Cloudera Impala is an open-source massively parallel processing (MPP) SQL query engine for Hadoop. It is similar to Apache Hive in that it is focused on fast analytics and does not support real-time applications, which require highly concurrent workloads, real-time updates, and ACID transactions.
Like Splice Machine, NoSQL databases have highly concurrent, scale-out architectures. However, by design, NoSQL databases lack SQL, which will often require fundamental rewrites to any application currently on a SQL database.
Both MongoDB, a document-oriented data store, and Cassandra, a key-value data store, do not support ACID transactions, joins, and other key database functionality. Unlike Splice Machine, they also do not support native Hadoop integration, meaning that businesses are forced to import data from the Hadoop Distributed File System (HDFS) and store data into two different clusters.
For businesses that already have data stored in Hadoop/HBase, there are a variety of ways of accessing that data in Splice Machine. If that data will be accessed or updated frequently by Splice Machine, it is best to import the data directly into Splice Machine. If it only is required infrequently, Splice Machine’s new Virtual Table Interface (VTI) allows access directly to data stored in a variety of external sources including RDBMSs and Hadoop.
One can stream data into Splice Machine or use a stored procedure for bulk imports. Splice Machine’s bulk import capability is distributed for performance and maintains indexes, constraints and triggers upon import with transactional integrity. With Splice Machine’s compact byte-encoded storage format, customers have seen storage requirements shrink by up to 10x as compared to native HBase implementations of the same data model.

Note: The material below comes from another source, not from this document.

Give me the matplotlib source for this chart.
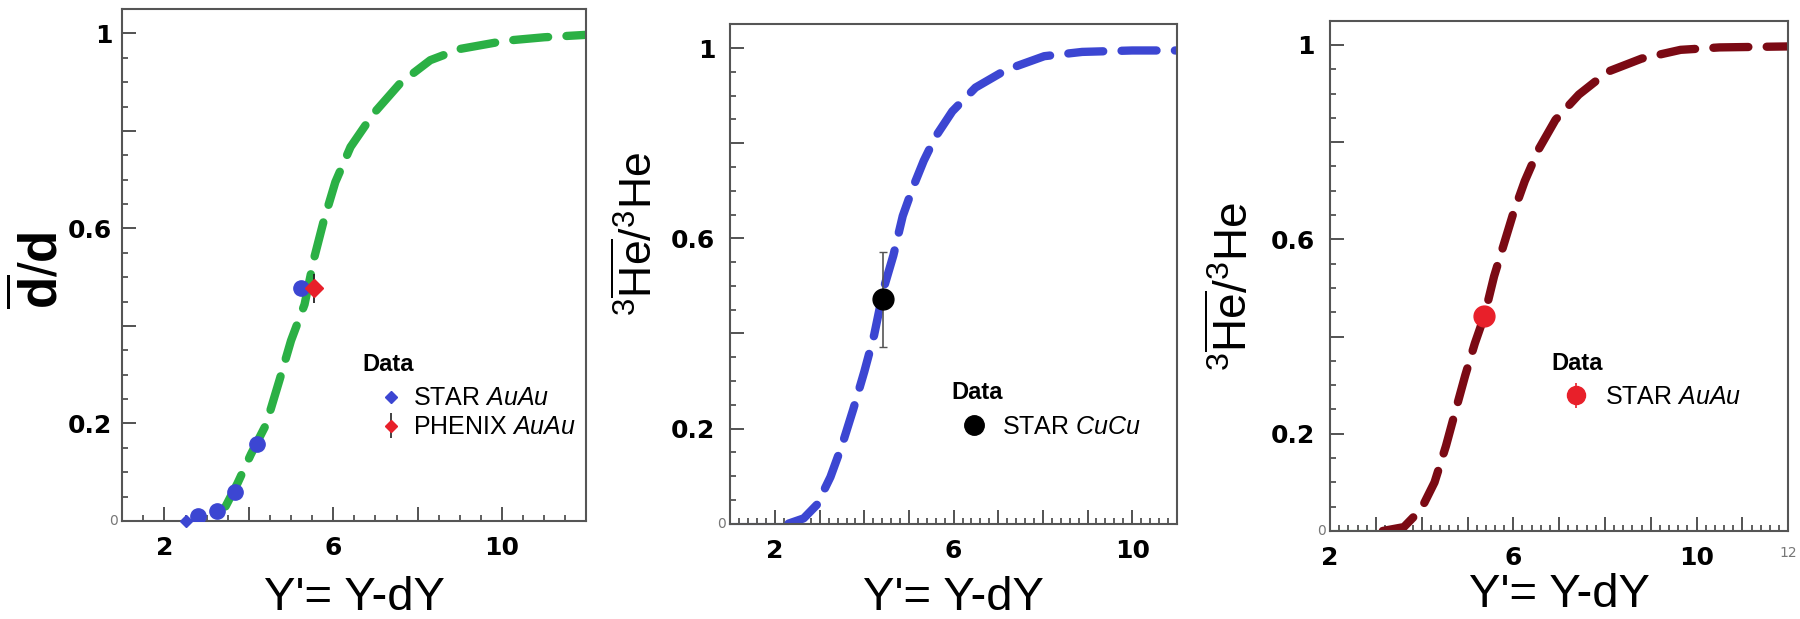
import matplotlib
matplotlib.use("Agg")
import matplotlib.pyplot as plt
from matplotlib.lines import Line2D
from matplotlib.ticker import MultipleLocator, FixedLocator, FixedFormatter

plt.rcParams['font.family'] = ['Liberation Sans', 'DejaVu Sans']
plt.rcParams['mathtext.fontset'] = 'custom'
plt.rcParams['mathtext.rm'] = 'Liberation Sans'
plt.rcParams['mathtext.it'] = 'Liberation Sans:italic'
plt.rcParams['mathtext.bf'] = 'Liberation Sans:bold'

# ---- panel 1 : anti-deuteron / deuteron ----
d_curve_x = [3.45, 3.73, 4.05, 4.41, 4.73, 5.0, 5.32, 5.55, 5.77, 6.05, 6.41,
             6.95, 7.59, 8.3, 9.0, 10.1, 11.0, 12.0]
d_curve_y = [0.03, 0.077, 0.137, 0.198, 0.29, 0.37, 0.444, 0.54, 0.614, 0.695,
             0.767, 0.835, 0.898, 0.945, 0.968, 0.985, 0.992, 0.997]
star_d_x = [2.79, 3.24, 3.68, 4.19, 5.24]
star_d_y = [0.011, 0.021, 0.059, 0.157, 0.477]
star_d_low_x = [2.5]
star_d_low_y = [0.0]
phenix_d_x = [5.55]
phenix_d_y = [0.477]
phenix_d_err = [0.03]

# ---- panel 2 : anti-He3 / He3 (CuCu) ----
he_cu_curve_x = [2.3, 2.64, 2.94, 3.24, 3.5, 3.75, 4.0, 4.22, 4.44, 4.65, 4.86,
                 5.08, 5.33, 5.59, 5.97, 6.49, 7.17, 8.03, 8.88, 10.0, 11.0]
he_cu_curve_y = [0.0, 0.011, 0.04, 0.098, 0.165, 0.24, 0.32, 0.397, 0.497, 0.564,
                 0.647, 0.705, 0.763, 0.813, 0.867, 0.917, 0.954, 0.983, 0.992,
                 0.995, 0.995]
he_cu_flat_x = [1.0, 2.3]
he_cu_flat_y = [0.0, 0.0]
star_cu_x = [4.42]
star_cu_y = [0.472]
star_cu_err = [0.1]

# ---- panel 3 : anti-He3 / He3 (AuAu) ----
he_au_curve_x = [3.15, 3.61, 3.99, 4.28, 4.53, 4.74, 4.95, 5.16, 5.37, 5.58, 5.79,
                 6.0, 6.25, 6.55, 6.92, 7.43, 8.06, 8.8, 9.65, 10.5, 12.0]
he_au_curve_y = [0.0, 0.008, 0.045, 0.1, 0.175, 0.248, 0.32, 0.386, 0.443, 0.524,
                 0.589, 0.654, 0.72, 0.785, 0.846, 0.898, 0.945, 0.972, 0.99, 0.995,
                 0.997]
he_au_flat_x = [2.0, 3.1]
he_au_flat_y = [0.0, 0.0]
star_au_x = [5.36]
star_au_y = [0.443]
star_au_err = [0.02]

xlabel = "Y'= Y-dY"
green = '#2bb045'
blue = '#3c46d2'
maroon = '#7b0a14'
red = '#e8202a'
dash = (0, (4.2, 2.2))
tickfont = ['DejaVu Sans']

fig = plt.figure(figsize=(18, 6.19), dpi=100)
ax1 = fig.add_axes([0.0679, 0.1583, 0.2579, 0.8272])
ax2 = fig.add_axes([0.4058, 0.1541, 0.2480, 0.8066])
ax3 = fig.add_axes([0.7389, 0.1422, 0.2546, 0.8244])


def style_axes(ax, xlim, xmajor, xminor, xlabels, ypad):
    ax.set_xlim(*xlim)
    ax.set_ylim(0, 1.05)
    for s in ax.spines.values():
        s.set_color('#555555')
        s.set_linewidth(1.5)
    ax.xaxis.set_major_locator(MultipleLocator(xmajor))
    ax.xaxis.set_minor_locator(MultipleLocator(xminor))
    ticks = ax.get_xticks()
    ticks = [t for t in ticks if xlim[0] - 1e-6 <= t <= xlim[1] + 1e-6]
    ax.xaxis.set_major_locator(FixedLocator(ticks))
    ax.xaxis.set_major_formatter(FixedFormatter(
        [xlabels.get(int(round(t)), '') for t in ticks]))
    ax.yaxis.set_major_locator(FixedLocator([0, 0.2, 0.4, 0.6, 0.8, 1.0]))
    ax.yaxis.set_major_formatter(FixedFormatter(['', '0.2', '', '0.6', '', '1']))
    ax.yaxis.set_minor_locator(MultipleLocator(0.05))
    ax.tick_params(which='major', direction='in', length=10, width=1.3,
                   color='#444444', labelsize=18)
    ax.tick_params(which='minor', direction='in', length=4.5, width=1.2,
                   color='#444444')
    ax.tick_params(axis='x', which='major', pad=11)
    ax.tick_params(axis='y', which='major', pad=ypad)
    for lab in ax.get_xticklabels() + ax.get_yticklabels():
        lab.set_fontweight('bold')
        lab.set_fontfamily(tickfont)
    ax.annotate('0', xy=(0, 0), xycoords='axes fraction', xytext=(-3, 0),
                textcoords='offset points', ha='right', va='center',
                fontsize=10, color='#777777', fontfamily=tickfont)


def set_labels(ax, ylabel, ysize, ypos, xpos_y):
    ax.set_ylabel(ylabel, fontsize=ysize)
    ax.yaxis.label.set_verticalalignment('center')
    ax.yaxis.set_label_coords(*ypos)
    ax.set_xlabel(xlabel, fontsize=34)
    ax.xaxis.label.set_verticalalignment('center')
    ax.xaxis.set_label_coords(0.5, xpos_y)


he_label = r'$^{3}\overline{\mathrm{He}}/^{3}\mathrm{He}$'

# panel 1
style_axes(ax1, (1, 12), 2, 0.5, {2: '2', 6: '6', 10: '10'}, 7)
ax1.plot(d_curve_x, d_curve_y, color=green, lw=6, linestyle=dash,
         dash_capstyle='round', zorder=2)
ax1.plot(star_d_x, star_d_y, 'o', color=blue, ms=11, zorder=3)
ax1.plot(star_d_low_x, star_d_low_y, 'D', color=blue, ms=6, zorder=3,
         clip_on=False)
ax1.errorbar(phenix_d_x, phenix_d_y, yerr=phenix_d_err, fmt='D', color=red,
             ms=9, ecolor='#222222', elinewidth=1.3, zorder=4)
set_labels(ax1, r'$\overline{\mathbf{d}}/\mathbf{d}$', 38, (-0.177, 0.49), -0.150)
ax1.text(0.518, 0.305, 'Data', transform=ax1.transAxes, fontsize=17,
         fontweight='bold', ha='left', va='center')
h_star = Line2D([], [], marker='D', color=blue, ls='none', ms=6)
h_ph = ax1.errorbar([], [], yerr=[], fmt='D', color=red, ms=6,
                    ecolor='#222222', elinewidth=1.2, capsize=2)
ax1.legend([h_star, h_ph], [r'STAR $\mathit{AuAu}$', r'PHENIX $\mathit{AuAu}$'],
           loc='center left', bbox_to_anchor=(0.551, 0.211), frameon=False,
           fontsize=18, handlelength=1.0, handletextpad=0.4, labelspacing=0.2,
           borderpad=0, borderaxespad=0)

# panel 2
style_axes(ax2, (1, 11), 1, 0.2, {2: '2', 6: '6', 10: '10'}, 11)
ax2.plot(he_cu_flat_x, he_cu_flat_y, color=blue, lw=1.5, zorder=2, clip_on=False)
ax2.plot(he_cu_curve_x, he_cu_curve_y, color=blue, lw=6, linestyle=dash,
         dash_capstyle='round', zorder=2)
ax2.errorbar(star_cu_x, star_cu_y, yerr=star_cu_err, fmt='o', color='black',
             ms=15, ecolor='#555555', elinewidth=1.2, capsize=3, zorder=4)
set_labels(ax2, he_label, 32, (-0.207, 0.58), -0.149)
ax2.text(0.4956, 0.2616, 'Data', transform=ax2.transAxes, fontsize=17,
         fontweight='bold', ha='left', va='center')
h_cu = Line2D([], [], marker='o', color='black', ls='none', ms=14)
ax2.legend([h_cu], [r'STAR $\mathit{CuCu}$'], loc='center left',
           bbox_to_anchor=(0.5176, 0.194), frameon=False, fontsize=18,
           handlelength=1.0, handletextpad=0.64, borderpad=0, borderaxespad=0)

# panel 3
style_axes(ax3, (2, 12), 1, 0.2, {2: '2', 6: '6', 10: '10', 12: '12'}, 11)
for lab in ax3.get_xticklabels():
    if lab.get_text() == '12':
        lab.set_fontsize(10)
        lab.set_fontweight('normal')
        lab.set_color('#777777')
ax3.plot(he_au_flat_x, he_au_flat_y, color='#33cc33', lw=1.5, zorder=2)
ax3.plot(he_au_curve_x, he_au_curve_y, color=maroon, lw=6, linestyle=dash,
         dash_capstyle='round', zorder=2)
ax3.errorbar(star_au_x, star_au_y, yerr=star_au_err, fmt='o', color=red,
             ms=15, ecolor=red, elinewidth=1.2, zorder=4)
set_labels(ax3, he_label, 33, (-0.208, 0.48), -0.125)
ax3.text(0.484, 0.329, 'Data', transform=ax3.transAxes, fontsize=17,
         fontweight='bold', ha='left', va='center')
h_au = ax3.errorbar([], [], yerr=[], fmt='o', color=red, ms=13, ecolor=red,
                    elinewidth=1.2)
ax3.legend([h_au], [r'STAR $\mathit{AuAu}$'], loc='center left',
           bbox_to_anchor=(0.51, 0.263), frameon=False, fontsize=18,
           handlelength=1.0, handletextpad=0.64, borderpad=0, borderaxespad=0)

fig.savefig('out.png', dpi=100)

Spark is a cluster processing framework that does not durably store its own data. In a Hadoop cluster, data for Spark will often be stored as HDFS files, which will likely be bulk imported into Splice Machine or streamed in.
Customers will need to install HBase and Apache ZooKeeper™, a distributed coordination tool for Hadoop, as part of the installation process for Splice Machine. Splice Machine is distribution-agnostic, and users can use the streamlined installation processes from Cloudera, Hortonworks, or MapR. Once an HBase cluster is installed, installing Splice Machine is as simple as deploying the Splice Machine jar files to each HBase region server.
As a full-featured Hadoop RDBMS, Splice Machine supports CRUD operations for Creating, Reading, Updating, and Deleting data. Splice Machine expedites deletes by marking the records as deleted immediately, without actually deleting the data. Then, on a periodic basis, we delete the actual records during the compaction process, which is scheduled depending on workload and performance requirements.
Splice Machine provides support for user authentication and supports FIPS-compliant password encryption algorithms, including SHA-512 (default). Splice Machine also supports integration with the LDAP v3 standard, allowing users to be validated against an LDAP-supported directory service.
Splice Machine also provides support for roles and privileges, which allows for specific users to be assigned roles, which can be granted privileges for read/update to database objects at both the table and column level.
Splice Machine supports ODBC and JDBC connectivity. Our customers have successfully tested several BI tools, such as Informatica, Microstrategy, and Tableau with Splice Machine. All ETL tools that satisfy either JDBC or ODBC connectivity can also inter-operate with Splice Machine. Our customer Harte Hanks uses ODBC to connect the ETL tool Ab Initio with Splice Machine.
Splice Machine can co-exist with existing HBase and Spark installations.
Compared to Splice Machine, HBase and Spark are low-level storage and processing engines. HBase has many shortcomings compared to Splice Machine:
Spark is a cluster processing framework that does not durably store its data. It is not designed to power applications.
By contrast, Splice Machine is full-featured, transactional RDBMS that leverages HBase and Spark as its storage and processing engines. Consider this analogy: If Splice Machine were a car that you could buy and drive after getting the keys, Spark and HBase are like the engine and transmission that makes it work.